Monday, 16 February 2015

Techno Guido Is Revealed

The recent addition of a persona calling himself Techno Guido to the obedient rabble of the perpetually thirsty Paul Staines at the Guido Fawkes blog was noted recently here on Zelo Street, as well as whoever was behind the alias not knowing one end of rail technology from the other. So who is the Fifth Man chez Fawkes? Fortunately, we need not wait any longer to find out, as he has outed himself.
Fart in lift Inquiry squeezes in new participant

To little surprise, the name in the frame is Jeremy Wilson, who came to my attention just over two years ago after he wrote a cut and paste hatchet job on this blog for the deeply unpleasant Milo Yiannopoulos at the Kernel Mag. This invoked The Curse Of Zelo, and so it came to pass that less than two months later, that very same Kernel Mag bid its dwindling audience adieu, as the debts mounted and Yiannopoulos floundered.
I do hope Wilson got paid for his article, however lame the content. At his new berth, he will have no problems on that front, as The Great Guido is in possession of, well, Loadsamoney, and wastes no time telling the world about it. And Jezza will have no problem fitting in with the right-leaning inhabitants of the Fawkes bunker, as one glance at his Twitter feed all too readily confirms.
In the run-up to Christmas, he whined “My train has been been cancelled because ‘there is no driver’. Tax subsidy sponging bastards”. What a tolerant and charming person.
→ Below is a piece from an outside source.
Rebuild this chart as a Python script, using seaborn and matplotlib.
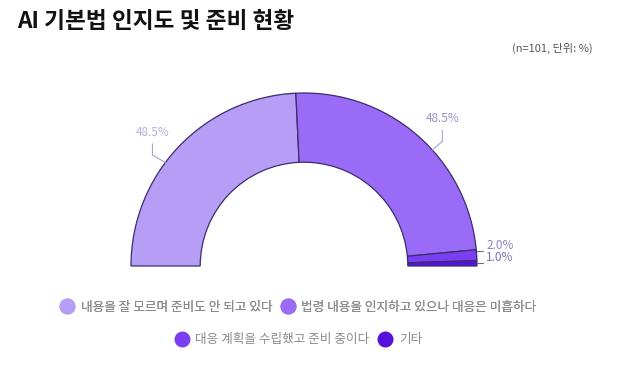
import numpy as np
import seaborn as sns
import matplotlib.pyplot as plt
from matplotlib.lines import Line2D

# data
labels = ['내용을 잘 모르며 준비도 안 되고 있다', '법령 내용을 인지하고 있으나 대응은 미흡하다',
          '대응 계획을 수립했고 준비 중이다', '기타']
values = [48.5, 48.5, 2.0, 1.0]
colors = ['#b69df6', '#9a6bf6', '#7a3ff0', '#5512d9']
label_colors = ['#b9b0dc', '#9b8fcc', '#8f84c2', '#7a6fb5']

sns.set_theme(style='white')
plt.rcParams['font.family'] = ['Noto Sans CJK KR', 'DejaVu Sans']

fig = plt.figure(figsize=(6.4, 3.65), dpi=100)
# donut centre at (304, 266) px, outer radius 173 px
ax = fig.add_axes([131 / 640, (365 - 266) / 365, 346 / 640, 173 / 365])

# half donut: add an invisible slice equal to the total
wedges, _ = ax.pie(values + [sum(values)], colors=colors + ['none'], startangle=180,
                   counterclock=False, radius=1,
                   wedgeprops=dict(width=0.4, edgecolor='#3b2d6e', linewidth=0.9))
wedges[-1].set_edgecolor('none')
ax.set_xlim(-1, 1)
ax.set_ylim(0, 1)
ax.set_aspect('auto')
ax.axis('off')

# labels with leader lines
cum = np.cumsum([0] + values)
total = sum(values)
for i, v in enumerate(values):
    mid = 180 - (cum[i] + v / 2) / total * 180
    if v > 10:
        shift = 2.3 if mid > 90 else -2.3
        tt = np.radians(mid + shift)
        tx, ty = 1.167 * np.cos(tt), 1.167 * np.sin(tt)
        st = np.radians(mid + 3 * shift)
        sx, sy = np.cos(st), np.sin(st)
        ax.plot([sx, tx, tx], [sy, ty - 0.13, ty - 0.065],
                color='#aaa4c4', lw=0.8, clip_on=False)
        ax.text(tx, ty, f'{v:.1f}%', color=label_colors[i], fontsize=8.5,
                ha='center', va='center')
    else:
        ly = 0.087 if i == 2 else 0.017
        ax.plot([1.0, 1.035], [ly, ly], color='#6e6a8a', lw=0.8, clip_on=False)
        ax.text(1.052, ly + 0.03, f'{v:.1f}%', color=label_colors[i], fontsize=8.5,
                ha='left', va='center')

fig.text(17 / 640, 1 - 21 / 365, 'AI 기본법 인지도 및 준비 현황', fontsize=16.3,
         fontweight='bold', color='#111111', ha='left', va='center')
fig.text(593 / 640, 1 - 48 / 365, '(n=101, 단위: %)', fontsize=8,
         color='#555555', ha='right', va='center')

handles = [Line2D([], [], marker='o', ls='', markersize=10.5, markerfacecolor=c,
                  markeredgecolor=c) for c in colors]
leg1 = fig.legend(handles[:2], labels[:2], ncol=2, loc='center',
                  bbox_to_anchor=(298 / 640, 1 - 307 / 365), frameon=False,
                  fontsize=9.1, labelcolor='#8a8a8a', handletextpad=0.5,
                  columnspacing=0.6, handlelength=1.2)
fig.add_artist(leg1)
fig.legend(handles[2:], labels[2:], ncol=2, loc='center',
           bbox_to_anchor=(298 / 640, 1 - 340 / 365), frameon=False,
           fontsize=9.1, labelcolor='#8a8a8a', handletextpad=0.5,
           columnspacing=0.6, handlelength=1.2)

fig.savefig('out.png', dpi=100)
But then, he has done some work for Breitbart London, domain of James “saviour of Western civilisation” Delingpole, so perhaps some of Del Boy’s sneering’n’air quotes combo has rubbed off on him. Because knowledge of how The Railway functions clearly hasn’t.
He also appears to be another of those who is highly susceptible to the idea that, somehow, The Railway can substitute robots for drivers and all would be well. “Wouldn't it be terrible is [sic] they replaced train and tube drivers with robots. And trains didn't small like wee. And the air con worked” he carped. It is believed he travelled by First Great Western to Bristol. So he has some room for complaint.
However, and here we encounter a significantly sized however, new trains are on their way, and anyone up to speed with the technology would have known that. But the great revelation was at hand: “I've been hiding who I truly am for too long. It's finally time to come out” he told. Yes? Yes yes? Yes yes yes? “I am Techno Guido”. Well, colour me totally disinterested with some paint to watch dry.
What a crawler

And he was up to speed from the word go: “Nothing but positive feedback for the new Guido Fawkes website!” he chirped obediently. One hates to sound a discordant note, but, put it this way, I do hope nobody had to shell out any money for it. I also hope, for the sake of The Great Guido, that Wilson has not brought The Curse Of Zelo with him from the late and not at all lamented Kernel Mag.

After all, it’s always a pleasure to skewer the Fawkes rabble. Long may it continue.

1 comment:

  1. I love the whole "I am Iron Man.." vibe that he's trying put across, it's cute.